CALIFORNIA: “Extreme Red Flag” Wildfires Alert Issued

The Los Angeles Times reports:

Even after several years of devastating wind-driven fires in Southern California, forecasters fear that the next two days could bring new levels of danger. “Extreme” fire weather began in the Los Angeles area at 11 p.m. Tuesday and was expected to persist for 30 hours, bringing isolated gusts of up to 80 mph.

It’s an unusually long Santa Ana wind condition, and fire weather of this kind hasn’t been seen in Southern California since October 2007, when similar conditions helped unleash the sixth most destructive fire in California history.

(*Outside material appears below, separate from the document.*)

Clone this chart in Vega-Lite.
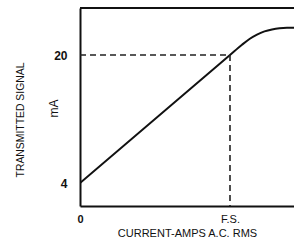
{
  "$schema": "https://vega.github.io/schema/vega-lite/v6.json",
  "autosize": {"type": "none"},
  "padding": {"left": 80, "top": 8, "right": 0, "bottom": 38},
  "width": 214,
  "height": 198,
  "background": "white",
  "title": {"text": "TRANSMITTED SIGNAL", "orient": "left", "anchor": "middle", "offset": 21, "dx": -13, "fontSize": 10.4, "fontWeight": "normal", "font": "Liberation Sans", "color": "#111"},
  "config": {
    "view": {"stroke": "transparent", "strokeWidth": 0},
    "font": "Liberation Sans",
    "axis": {"labelColor": "#111", "titleColor": "#111", "titleFontWeight": "normal", "grid": false, "domain": true, "domainColor": "#111", "domainWidth": 2, "ticks": false, "labelFont": "Liberation Sans", "titleFont": "Liberation Sans"}
  },
  "datasets": {
    "curve": [
      {"current": 0, "signal": 4},
      {"current": 100, "signal": 20},
      {"current": 108, "signal": 21.28},
      {"current": 113, "signal": 22.0},
      {"current": 118, "signal": 22.55},
      {"current": 123, "signal": 22.95},
      {"current": 128, "signal": 23.2},
      {"current": 133, "signal": 23.35},
      {"current": 138, "signal": 23.4},
      {"current": 142.67, "signal": 23.4}
    ],
    "guides": [
      {"x": 0, "x2": 100, "y": 20, "y2": 20},
      {"x": 100, "x2": 100, "y": 20, "y2": 1.125}
    ],
    "frame": [
      {"x": 0, "x2": 142.67, "y": 25.875}
    ]
  },
  "layer": [
    {
      "data": {"name": "curve"},
      "mark": {"type": "line", "color": "#111", "strokeWidth": 2, "interpolate": "monotone", "clip": true},
      "encoding": {
        "x": {
          "field": "current", "type": "quantitative",
          "scale": {"domain": [0, 142.67], "nice": false, "zero": false},
          "axis": {
            "orient": "bottom",
            "values": [0, 100],
            "labelExpr": "datum.value == 100 ? 'F.S.' : datum.label",
            "labelFlush": false,
            "labelFontSize": 11,
            "labelFontWeight": {"condition": {"test": "datum.value == 0", "value": "bold"}, "value": "normal"},
            "labelPadding": 7,
            "title": "CURRENT-AMPS A.C. RMS",
            "titleFontSize": 11,
            "titleBaseline": "middle",
            "titleX": 107,
            "titleY": 27
          }
        },
        "y": {
          "field": "signal", "type": "quantitative",
          "scale": {"domain": [1.125, 25.875], "nice": false, "zero": false},
          "axis": {
            "orient": "left",
            "values": [4, 20],
            "labelFontSize": 12,
            "labelFontWeight": "bold",
            "labelPadding": 13,
            "title": "mA",
            "titleFontSize": 12,
            "titleAngle": -90,
            "titleAlign": "center",
            "titleBaseline": "middle",
            "titleX": -27,
            "titleY": 100
          }
        }
      }
    },
    {
      "data": {"name": "guides"},
      "mark": {"type": "rule", "color": "#222", "strokeWidth": 1.6, "strokeDash": [6, 4]},
      "encoding": {
        "x": {"field": "x", "type": "quantitative"},
        "x2": {"field": "x2"},
        "y": {"field": "y", "type": "quantitative"},
        "y2": {"field": "y2"}
      }
    },
    {
      "data": {"name": "frame"},
      "mark": {"type": "rule", "color": "#111", "strokeWidth": 2},
      "encoding": {
        "x": {"field": "x", "type": "quantitative"},
        "x2": {"field": "x2"},
        "y": {"field": "y", "type": "quantitative"}
      }
    }
  ]
}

The National Weather Service office in Oxnard took the unusual step of labeling the fire weather conditions an “extreme red flag” warning, a term that meteorologists there say they can’t remember ever using. But they did so to underscore the severity of this Santa Ana wind event.

The Associated Press reports:

Californians are facing winds, wildfires and darkness from yet another power outage for more than 1 million people.

Pacific Gas & Electric is blacking out about 1.5 million people in some 30 counties to prevent high winds from toppling power lines and sparking fires. It’s the third shutoff in a week.

A fire in northern wine country and another in the wealthy Brentwood area of Los Angeles have burned dozens of homes. Both were driven by strong winds.

NBC Los Angeles reports:



Firefighters are attacking a brush fire that forced evacuations Wednesday morning in a Simi Valley neighborhood near the Ronald Reagan Presidential Library.

The 15-acre Easy Fire was reported on a hillside between Simi Valley and Moorpark during extreme red flag conditions. All homes on Tierra Rejada Road are threatened, according to the Ventura County Fire Department.

The strongest Santa Ana winds of the season, possibly in the last decade, are expected Wednesday. The winds, produced by surface high pressure over the Great Basin squeezing air down through canyons and passes in Southern California’s mountain ranges, are common in the fall and have a long history of fanning destructive wildfires in the region.